Capital expenditure decreased by 7.1% to R293.1m for the year to end-March 2009. A further R201.9m is still to be spent this year.
The group continues to follow a policy of upgrading facilities and funding normal levels of replacement capital expenditure from its own resources. However, return on equity decreased from 25.3% in 2008 to 13.2%.
Rainbow will look to invest in its value-added products (for instance polonies and viennas) division, as it believes it is under-servicing the market.
High feed costs and market pressure to keep prices low add to the challenges to a difficult environment. CEO Miles Dally said: "In spite of the difficult times that we currently face, we do believe in the long-term the business is in a good position."

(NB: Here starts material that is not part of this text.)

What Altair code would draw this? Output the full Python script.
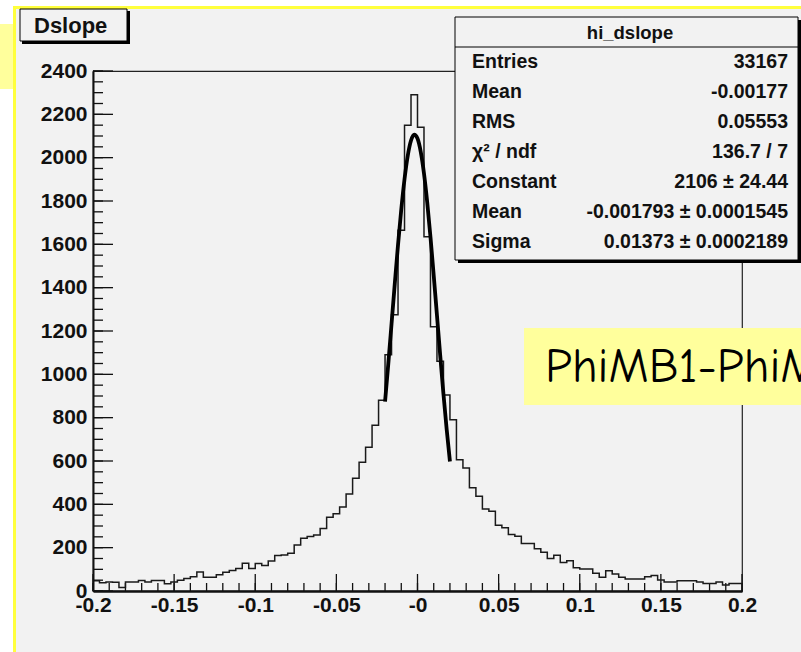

He said Rainbow has a healthy balance sheet and must continue to invest in its business for the future.
"Pleasingly, our cash generation remains strong," said Field. Cash generated from operations decreased by 3.7% to R594.5m.
Rainbow Chicken estimated the industry produces an average of 14.6 million broilers per week. Of these, Rainbow supplies 4.2 million.
However, analyst at Imara SP Reid Warwick Lucas recommended shareholders to sell. "Relative to the market, there's just no value in the stock," he said.
Lucas said if Rainbow believed it could defend its market share and enhance its products by investing in infrastructure and range, it should do so.